-- RECORD EXTRACTS start --
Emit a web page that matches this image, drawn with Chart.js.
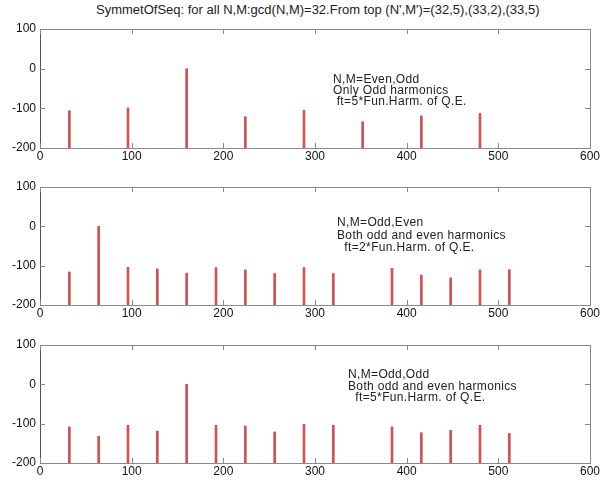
<!DOCTYPE html>
<html>
<head>
<meta charset="utf-8">
<script src="https://cdn.jsdelivr.net/npm/chart.js@4"></script>
<style>
  body { margin: 0; background: #fff; }
  #wrap { position: relative; width: 601px; height: 480px; font-family: "Liberation Sans", Arial, sans-serif; color: #111; }
  canvas { position: absolute; left: 0; }
  .txt { position: absolute; font-size: 12px; letter-spacing: 0.35px; white-space: pre; color: #222; }
</style>
</head>
<body>
<div id="wrap">
  <div class="txt" style="left:96px;top:2px;font-size:13px;line-height:15px;letter-spacing:0;">SymmetOfSeq: for all N,M:gcd(N,M)=32.From top (N',M')=(32,5),(33,2),(33,5)</div>
  <canvas id="c1" width="601" height="170" style="top:0"></canvas>
  <canvas id="c2" width="601" height="155" style="top:170px"></canvas>
  <canvas id="c3" width="601" height="155" style="top:325px"></canvas>
  <div class="txt" style="left:333px;top:74px;line-height:10.8px;">N,M=Even,Odd
Only Odd harmonics
 ft=5*Fun.Harm. of Q.E.</div>
  <div class="txt" style="left:337px;top:216px;line-height:12.5px;">N,M=Odd,Even
Both odd and even harmonics
  ft=2*Fun.Harm. of Q.E.</div>
  <div class="txt" style="left:348px;top:369px;line-height:11.6px;">N,M=Odd,Odd
Both odd and even harmonics
  ft=5*Fun.Harm. of Q.E.</div>
</div>
<script>
// harmonic positions and levels
const freqTop = [32, 96, 160, 224, 288, 352, 416, 480];
const levelTop = [-106, -99, 0, -121, -105, -134, -119, -113];

const freqMid = [32, 64, 96, 128, 160, 192, 224, 256, 288, 320, 384, 416, 448, 480, 512];
const levelMid = [-116, 0, -104, -108, -119, -105, -111, -120, -105, -120, -107, -124, -131, -111, -110];

const freqBot = [32, 64, 96, 128, 160, 192, 224, 256, 288, 320, 384, 416, 448, 480, 512];
const levelBot = [-108, -132, -104, -119, 0, -104, -106, -121, -102, -104, -108, -123, -117, -104, -125];

const xTicks = [0, 100, 200, 300, 400, 500, 600];
const yTicks = [-200, -100, 0, 100];

// matlab style box with ticks pointing inward
const boxPlugin = {
  id: 'box',
  afterDraw(chart) {
    const ctx = chart.ctx;
    const a = chart.chartArea;
    const xs = chart.scales.x, ys = chart.scales.y;
    ctx.save();
    ctx.strokeStyle = '#8a8a8a';
    ctx.lineWidth = 1;
    ctx.strokeRect(a.left + 0.5, a.top + 0.5, a.right - a.left, a.bottom - a.top);
    ctx.strokeStyle = '#555';
    ctx.beginPath();
    ctx.moveTo(a.left + 0.5, a.top);
    ctx.lineTo(a.left + 0.5, a.bottom + 1);
    ctx.stroke();
    ctx.strokeStyle = '#888';
    ctx.beginPath();
    xTicks.forEach(v => {
      const px = Math.round(xs.getPixelForValue(v)) + 0.5;
      ctx.moveTo(px, a.bottom); ctx.lineTo(px, a.bottom - 5);
      ctx.moveTo(px, a.top); ctx.lineTo(px, a.top + 5);
    });
    yTicks.forEach(v => {
      const py = Math.round(ys.getPixelForValue(v)) + 0.5;
      ctx.moveTo(a.left, py); ctx.lineTo(a.left + 5, py);
      ctx.moveTo(a.right, py); ctx.lineTo(a.right - 5, py);
    });
    ctx.stroke();
    ctx.restore();
  }
};

function makeChart(id, freqs, levels, padTop, xHeight) {
  return new Chart(document.getElementById(id), {
    type: 'bar',
    data: {
      datasets: [{
        data: freqs.map((f, i) => ({ x: f, y: levels[i] })),
        base: -200,
        barThickness: 2,
        backgroundColor: '#d05252',
        borderWidth: 0
      }]
    },
    options: {
      responsive: false,
      animation: false,
      layout: { padding: { left: 0, right: 9, top: padTop, bottom: 0 } },
      plugins: { legend: { display: false }, tooltip: { enabled: false } },
      scales: {
        x: {
          type: 'linear',
          min: 0, max: 600,
          offset: false,
          afterBuildTicks: s => { s.ticks = xTicks.map(v => ({ value: v })); },
          afterFit: s => { s.height = xHeight; },
          grid: { display: false, drawTicks: false },
          border: { display: false },
          ticks: { padding: 1, maxRotation: 0, color: '#111', font: { family: 'Liberation Sans', size: 12 } }
        },
        y: {
          min: -200, max: 100,
          afterBuildTicks: s => { s.ticks = yTicks.map(v => ({ value: v })); },
          afterFit: s => { s.width = 40; },
          grid: { display: false, drawTicks: false },
          border: { display: false },
          ticks: { padding: 4, color: '#111', font: { family: 'Liberation Sans', size: 12 } }
        }
      }
    },
    plugins: [boxPlugin]
  });
}

makeChart('c1', freqTop, levelTop, 29, 22);
makeChart('c2', freqMid, levelMid, 17, 20);
makeChart('c3', freqBot, levelBot, 20, 17);
</script>
</body>
</html>
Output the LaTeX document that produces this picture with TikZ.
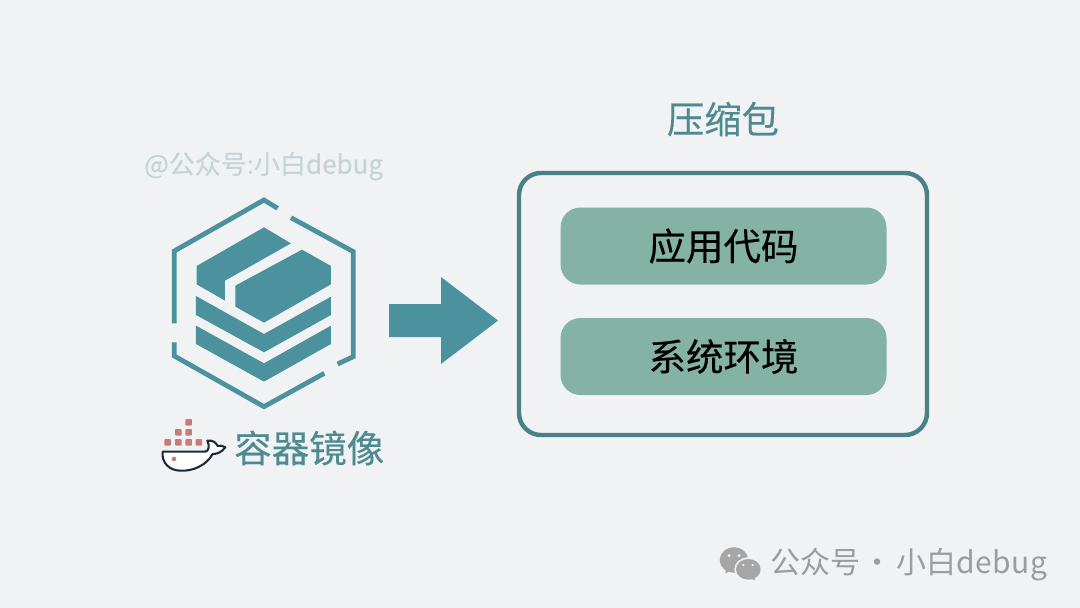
\documentclass[tikz,border=0pt]{standalone}
\usepackage{fontspec}
\setmainfont{Noto Sans CJK SC}
\newfontfamily\medf[FakeBold=0.25]{Noto Sans CJK SC}
\definecolor{bgc}{HTML}{F0F2F4}
\definecolor{teal1}{HTML}{4C929E}
\definecolor{teal2}{HTML}{4A8187}
\definecolor{greenb}{HTML}{84B3A5}
\definecolor{wm}{HTML}{C6D4D7}
\definecolor{ttl}{HTML}{4F8A90}
\definecolor{gr}{HTML}{9C9C9C}
\definecolor{gric}{HTML}{A6A6A6}
\definecolor{sq}{HTML}{C67D7A}
\definecolor{whale}{HTML}{1E2B3A}
\tikzset{
  hexline/.style={draw=teal1,line width=4.8pt,line cap=butt,line join=miter},
  slab/.style={fill=teal1,draw=none},
  outerbox/.style={draw=teal2,line width=4.4pt,rounded corners=22pt,minimum width=408pt,minimum height=262pt,inner sep=0pt},
  innerbox/.style={fill=greenb,draw=none,rounded corners=20pt,minimum width=326pt,minimum height=77pt,inner sep=0pt,font=\medf\fontsize{37.5}{38}\selectfont,text=black},
  dsq/.style={fill=sq,draw=none,minimum size=6.5pt,inner sep=0pt,rounded corners=0.8pt},
}
\begin{document}
\begin{tikzpicture}[x=1pt,y=-1pt]
\path[use as bounding box,fill=bgc] (0,0) rectangle (1080,608);
% hexagon & slabs
\begin{scope}[shift={(130,140)},x=0.3333pt,y=-0.3333pt]
\draw[hexline] (133,550)--(133,333)--(402,180)--(443,205);
\draw[hexline] (483,233)--(670,335)--(670,650)--(623,672);
\draw[hexline] (133,607)--(133,648)--(402,800)--(583,700);
\fill[slab] (200,378)--(402,262)--(483,310)--(285,422)--(285,482)--(200,433)--cycle;
\fill[slab] (316,437)--(516,329)--(603,378)--(603,433)--(402,548)--(316,500)--cycle;
\fill[slab] (198,468)--(402,582)--(603,470)--(603,525)--(402,637)--(198,525)--cycle;
\fill[slab] (198,557)--(402,670)--(603,557)--(603,612)--(402,725)--(198,612)--cycle;
\end{scope}
% arrow
\fill[teal1] (389,304)--(441,304)--(441,277)--(498,320.5)--(441,364)--(441,337)--(389,337)--cycle;
% boxes
\node[outerbox] (pkg) at (723,304) {};
\node[innerbox] (code) at (723.5,246) {应用代码};
\node[innerbox] (env) at (723.5,356.5) {系统环境};
\node[font=\medf\fontsize{37.3}{38}\selectfont,text=ttl] (title) at (723,119) {压缩包};
\node[font=\medf\fontsize{37.5}{38}\selectfont,text=ttl,inner sep=0pt,anchor=west] (img) at (234,448) {容器镜像};
\node[font=\medf\fontsize{26}{27}\selectfont,text=wm,inner sep=0pt,anchor=west] (wm1) at (144,166) {@公众号:小白debug};
% docker whale
\begin{scope}[shift={(150,410)},x=0.3333pt,y=-0.3333pt]
\foreach \p/\q in {116/37,85/67,116/67,53/97,85/97,116/97,147/97}
  \node[dsq] at (\p,\q) {};
\draw[whale,line width=2.1pt,fill=white,line join=round]
  (38,125)--(165,125) .. controls (176,125) and (180,108) .. (172,92)
  .. controls (190,90) and (198,98) .. (203,108)
  .. controls (210,106) and (218,106) .. (226,112)
  .. controls (214,128) and (200,132) .. (188,132)
  .. controls (170,165) and (130,184) .. (92,182)
  .. controls (60,182) and (34,160) .. (38,125) -- cycle;
\fill[sq] (72,147) circle (7);
\end{scope}
% wechat icon
\begin{scope}[shift={(710,530)},x=0.3333pt,y=-0.3333pt]
\fill[gric] (72,90) ellipse (43 and 38);
\fill[gric] (48,115)--(46,130)--(70,118)--cycle;
\fill[bgc] (115,118) ellipse (42 and 36);
\fill[gric] (115,118) ellipse (37 and 31);
\fill[gric] (128,140)--(137,150)--(110,145)--cycle;
\fill[bgc] (57,77) circle (5); \fill[bgc] (87,77) circle (5);
\fill[bgc] (100,105) circle (4); \fill[bgc] (128,105) circle (4);
\end{scope}
\node[font=\fontsize{30}{31}\selectfont,text=gr,inner sep=0pt,anchor=west] (wm2) at (770,565) {公众号\hspace{2pt}·\hspace{4pt}小白{\addfontfeatures{LetterSpace=2}debug}};
\end{tikzpicture}
\end{document}
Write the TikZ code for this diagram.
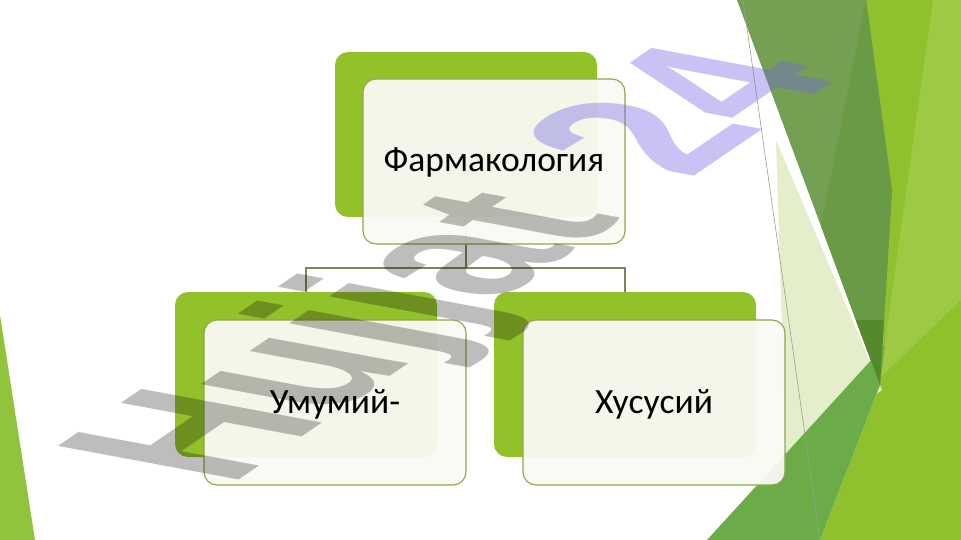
-- RECORD EXTRACTS end --
■ **OBJECTIVE**: Reproduce the data above word for word from its first line through the line that holds "const levelTop = [-106, -99, 0, -121, -105, -134, -119, -113];", both ends included; skip pictures.

■ **TASK SOLUTION**:
Emit a web page that matches this image, drawn with Chart.js.
<!DOCTYPE html>
<html>
<head>
<meta charset="utf-8">
<script src="https://cdn.jsdelivr.net/npm/chart.js@4"></script>
<style>
  body { margin: 0; background: #fff; }
  #wrap { position: relative; width: 601px; height: 480px; font-family: "Liberation Sans", Arial, sans-serif; color: #111; }
  canvas { position: absolute; left: 0; }
  .txt { position: absolute; font-size: 12px; letter-spacing: 0.35px; white-space: pre; color: #222; }
</style>
</head>
<body>
<div id="wrap">
  <div class="txt" style="left:96px;top:2px;font-size:13px;line-height:15px;letter-spacing:0;">SymmetOfSeq: for all N,M:gcd(N,M)=32.From top (N',M')=(32,5),(33,2),(33,5)</div>
  <canvas id="c1" width="601" height="170" style="top:0"></canvas>
  <canvas id="c2" width="601" height="155" style="top:170px"></canvas>
  <canvas id="c3" width="601" height="155" style="top:325px"></canvas>
  <div class="txt" style="left:333px;top:74px;line-height:10.8px;">N,M=Even,Odd
Only Odd harmonics
 ft=5*Fun.Harm. of Q.E.</div>
  <div class="txt" style="left:337px;top:216px;line-height:12.5px;">N,M=Odd,Even
Both odd and even harmonics
  ft=2*Fun.Harm. of Q.E.</div>
  <div class="txt" style="left:348px;top:369px;line-height:11.6px;">N,M=Odd,Odd
Both odd and even harmonics
  ft=5*Fun.Harm. of Q.E.</div>
</div>
<script>
// harmonic positions and levels
const freqTop = [32, 96, 160, 224, 288, 352, 416, 480];
const levelTop = [-106, -99, 0, -121, -105, -134, -119, -113];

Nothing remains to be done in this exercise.